While India has strong links with the USA in terms of economic collaboration and trade, there is a cross border initiative of another kind, between Bangalore and San Francisco.  The cities have twinned together some time ago and were promoting the initiative at the recent TiECon 2012 conference in Santa Clara (CA, USA).  There is also a ‘Cross Border Entrepreneurship’ initiative between the Bay Area of Silicon Valley and Bangalore, the Silicon Valley of India.

SF Bangalore

This latter initiative is based in the belief that innovation-lead entrepreneurship is the way to bring Indian start-ups on to the global platform.  Its key objectives are to a) help innovative, commercial and global product ideas move beyond the concept phase; b) create a global network of people, funds and resources and make it accessible to all entrepreneurs of Indian origin; c) curate and mentor ideas and help them be funded by investment capital, and d) encourage execution through global teams – increasing cross border collaboration.

One of the programs in India benefiting from this partnership is the ‘eHealth Technology Business Incubator’, sponsored by the Government of India’s department of Science & Technology. An innovation fund provides idea stage funding with a provision for scale up funding increasing the success rate. The incubator has entered into an MOU with University of California Santa Cruz (UCSC), to collaborate on joint technology entrepreneurship development initiatives; on joint research and development, providing opportunities for start-ups to establish their operation in special economic zones (SEZ); on activities to enhance their growth potential and facilitating collaborative research; and to providing access to mentors in Silicon Valley plus access to venture capital firms and angel investors in the Silicon Valley.

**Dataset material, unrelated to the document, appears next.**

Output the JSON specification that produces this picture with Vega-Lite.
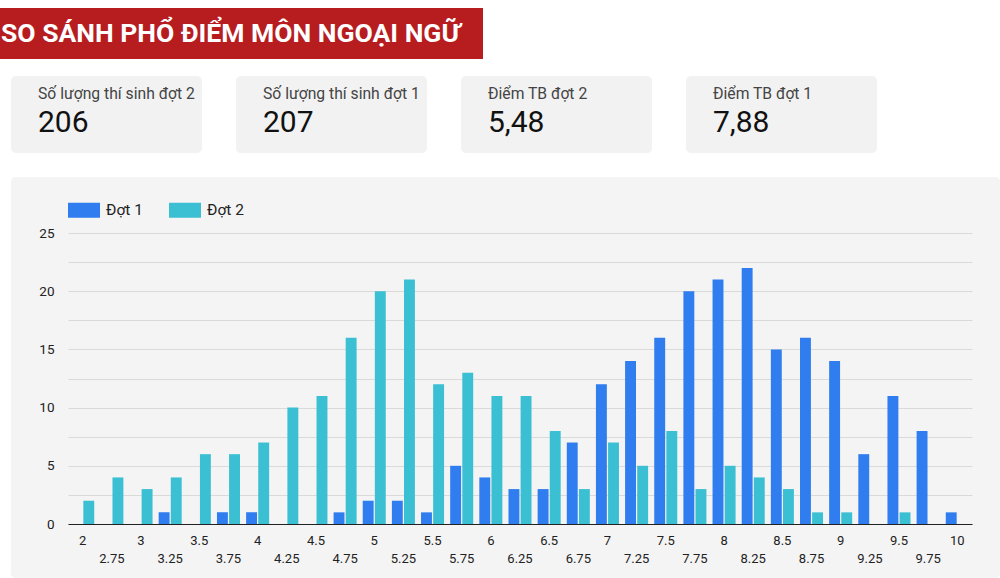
{
  "$schema": "https://vega.github.io/schema/vega-lite/v6.json",
  "background": "#ffffff",
  "padding": {"top": 8, "left": 0, "right": 0, "bottom": 0},
  "config": {
    "font": "Roboto",
    "view": {"stroke": null}
  },
  "spacing": 17,
  "vconcat": [
    {
      "width": 472,
      "height": 51,
      "data": {"values": [{"title": "SO SÁNH PHỔ ĐIỂM MÔN NGOẠI NGỮ"}]},
      "layer": [
        {
          "mark": {"type": "rect", "color": "#b71c1f"},
          "encoding": {
            "x": {"datum": 0, "type": "quantitative", "scale": {"domain": [0, 1], "range": [-11, 472]}, "axis": null},
            "x2": {"datum": 1},
            "y": {"datum": 0, "type": "quantitative", "scale": {"domain": [0, 1]}, "axis": null},
            "y2": {"datum": 1}
          }
        },
        {
          "mark": {"type": "text", "align": "left", "baseline": "alphabetic", "dx": 1, "fontSize": 26.5, "fontWeight": "bold", "color": "#ffffff"},
          "encoding": {
            "x": {"datum": 0, "type": "quantitative"},
            "y": {"datum": 0.34, "type": "quantitative"},
            "text": {"field": "title"}
          }
        }
      ]
    },
    {
      "width": 866,
      "height": 84,
      "data": {
        "values": [
          {"label": "Số lượng thí sinh đợt 2", "value": "206"},
          {"label": "Số lượng thí sinh đợt 1", "value": "207"},
          {"label": "Điểm TB đợt 2", "value": "5,48"},
          {"label": "Điểm TB đợt 1", "value": "7,88"}
        ]
      },
      "encoding": {
        "x": {"field": "label", "type": "nominal", "sort": null, "scale": {"paddingInner": 0.151, "paddingOuter": 0}, "axis": null}
      },
      "layer": [
        {
          "mark": {"type": "rect", "color": "#f2f2f2", "cornerRadius": 5},
          "encoding": {
            "y": {"datum": 0, "type": "quantitative", "scale": {"domain": [0, 1], "range": [77, 0]}, "axis": null},
            "y2": {"datum": 1}
          }
        },
        {
          "mark": {"type": "text", "align": "left", "baseline": "alphabetic", "dx": 27, "fontSize": 15.7, "color": "#444444"},
          "encoding": {
            "x": {"field": "label", "type": "nominal", "sort": null, "bandPosition": 0},
            "y": {"datum": 0.7, "type": "quantitative"},
            "text": {"field": "label"}
          }
        },
        {
          "mark": {"type": "text", "align": "left", "baseline": "alphabetic", "dx": 27, "fontSize": 30, "color": "#111111"},
          "encoding": {
            "x": {"field": "label", "type": "nominal", "sort": null, "bandPosition": 0},
            "y": {"datum": 0.273, "type": "quantitative"},
            "text": {"field": "value"}
          }
        }
      ]
    },
    {
      "width": 989,
      "height": 401,
      "view": {"fill": "#f4f4f4", "stroke": null, "cornerRadius": 4},
      "data": {
        "values": [
          {"diem": 2, "dot": "Đợt 1", "so": 0}, {"diem": 2, "dot": "Đợt 2", "so": 2},
          {"diem": 2.75, "dot": "Đợt 1", "so": 0}, {"diem": 2.75, "dot": "Đợt 2", "so": 4},
          {"diem": 3, "dot": "Đợt 1", "so": 0}, {"diem": 3, "dot": "Đợt 2", "so": 3},
          {"diem": 3.25, "dot": "Đợt 1", "so": 1}, {"diem": 3.25, "dot": "Đợt 2", "so": 4},
          {"diem": 3.5, "dot": "Đợt 1", "so": 0}, {"diem": 3.5, "dot": "Đợt 2", "so": 6},
          {"diem": 3.75, "dot": "Đợt 1", "so": 1}, {"diem": 3.75, "dot": "Đợt 2", "so": 6},
          {"diem": 4, "dot": "Đợt 1", "so": 1}, {"diem": 4, "dot": "Đợt 2", "so": 7},
          {"diem": 4.25, "dot": "Đợt 1", "so": 0}, {"diem": 4.25, "dot": "Đợt 2", "so": 10},
          {"diem": 4.5, "dot": "Đợt 1", "so": 0}, {"diem": 4.5, "dot": "Đợt 2", "so": 11},
          {"diem": 4.75, "dot": "Đợt 1", "so": 1}, {"diem": 4.75, "dot": "Đợt 2", "so": 16},
          {"diem": 5, "dot": "Đợt 1", "so": 2}, {"diem": 5, "dot": "Đợt 2", "so": 20},
          {"diem": 5.25, "dot": "Đợt 1", "so": 2}, {"diem": 5.25, "dot": "Đợt 2", "so": 21},
          {"diem": 5.5, "dot": "Đợt 1", "so": 1}, {"diem": 5.5, "dot": "Đợt 2", "so": 12},
          {"diem": 5.75, "dot": "Đợt 1", "so": 5}, {"diem": 5.75, "dot": "Đợt 2", "so": 13},
          {"diem": 6, "dot": "Đợt 1", "so": 4}, {"diem": 6, "dot": "Đợt 2", "so": 11},
          {"diem": 6.25, "dot": "Đợt 1", "so": 3}, {"diem": 6.25, "dot": "Đợt 2", "so": 11},
          {"diem": 6.5, "dot": "Đợt 1", "so": 3}, {"diem": 6.5, "dot": "Đợt 2", "so": 8},
          {"diem": 6.75, "dot": "Đợt 1", "so": 7}, {"diem": 6.75, "dot": "Đợt 2", "so": 3},
          {"diem": 7, "dot": "Đợt 1", "so": 12}, {"diem": 7, "dot": "Đợt 2", "so": 7},
          {"diem": 7.25, "dot": "Đợt 1", "so": 14}, {"diem": 7.25, "dot": "Đợt 2", "so": 5},
          {"diem": 7.5, "dot": "Đợt 1", "so": 16}, {"diem": 7.5, "dot": "Đợt 2", "so": 8},
          {"diem": 7.75, "dot": "Đợt 1", "so": 20}, {"diem": 7.75, "dot": "Đợt 2", "so": 3},
          {"diem": 8, "dot": "Đợt 1", "so": 21}, {"diem": 8, "dot": "Đợt 2", "so": 5},
          {"diem": 8.25, "dot": "Đợt 1", "so": 22}, {"diem": 8.25, "dot": "Đợt 2", "so": 4},
          {"diem": 8.5, "dot": "Đợt 1", "so": 15}, {"diem": 8.5, "dot": "Đợt 2", "so": 3},
          {"diem": 8.75, "dot": "Đợt 1", "so": 16}, {"diem": 8.75, "dot": "Đợt 2", "so": 1},
          {"diem": 9, "dot": "Đợt 1", "so": 14}, {"diem": 9, "dot": "Đợt 2", "so": 1},
          {"diem": 9.25, "dot": "Đợt 1", "so": 6}, {"diem": 9.25, "dot": "Đợt 2", "so": 0},
          {"diem": 9.5, "dot": "Đợt 1", "so": 11}, {"diem": 9.5, "dot": "Đợt 2", "so": 1},
          {"diem": 9.75, "dot": "Đợt 1", "so": 8}, {"diem": 9.75, "dot": "Đợt 2", "so": 0},
          {"diem": 10, "dot": "Đợt 1", "so": 1}, {"diem": 10, "dot": "Đợt 2", "so": 0}
        ]
      },
      "mark": {"type": "bar"},
      "encoding": {
        "x": {
          "field": "diem",
          "type": "ordinal",
          "scale": {"range": [57, 961], "paddingInner": 0.21, "paddingOuter": 0.11},
          "axis": {
            "title": null,
            "orient": "bottom",
            "offset": -54,
            "zindex": 1,
            "domainColor": "#222222",
            "ticks": false,
            "tickSize": 0,
            "labelAngle": 0,
            "labelPadding": 10,
            "labelBaseline": "top",
            "labelLineHeight": 18,
            "labelFontSize": 13,
            "labelColor": "#222222",
            "labelOverlap": false,
            "labelExpr": "(datum.value * 4) % 2 === 1 ? ['', datum.label] : datum.label"
          }
        },
        "xOffset": {"field": "dot", "scale": {"paddingInner": 0.1}},
        "y": {
          "field": "so",
          "type": "quantitative",
          "scale": {"domain": [0, 25], "range": [347, 56], "nice": false},
          "axis": {
            "title": null,
            "offset": -57,
            "domain": false,
            "ticks": false,
            "tickSize": 0,
            "labelPadding": 14,
            "values": [0, 2.5, 5, 7.5, 10, 12.5, 15, 17.5, 20, 22.5, 25],
            "labelExpr": "datum.value % 5 === 0 ? datum.label : ''",
            "gridColor": "#dadada",
            "labelFontSize": 13.5,
            "labelColor": "#222222"
          }
        },
        "color": {
          "field": "dot",
          "type": "nominal",
          "scale": {"domain": ["Đợt 1", "Đợt 2"], "range": ["#2f7def", "#3bbfd2"]},
          "legend": {
            "title": null,
            "orient": "none",
            "legendX": 57,
            "legendY": 186,
            "direction": "horizontal",
            "symbolType": "M-1,-0.46875H1V0.46875H-1Z",
            "symbolSize": 1024,
            "symbolStrokeWidth": 0,
            "labelFontSize": 15.5,
            "labelOffset": 6,
            "labelColor": "#222222",
            "columnPadding": 26,
            "padding": 0
          }
        }
      }
    }
  ]
}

The role of the Indian diaspora in the USA in enhancing innovation ecosystems – through capital and knowledge transfer – is increasingly becoming important. Over the last few years, many successful Indian entrepreneurs in the USA have been turning their attention to nurturing companies and ecosystems in India. Even the US state department recognizes the Indian diaspora’s importance both in the India and the USA, as we have seen in the remarks made this week to the U.S.-India World Affairs Institute in Washington DC.

This diaspora’s role in cross border collaboration, innovation and entrepreneurship can be seen very effectively both with Indian and Chinese communities worldwide. As has been said on various platforms, the role of the diaspora is more than just providing remittances back to the home country. What we are seeing now though is how the BRICS countries – and in this article I have just highlighted Russia, India and China – are using global collaboration to really cement their place in leading-edge positions on the global innovation map.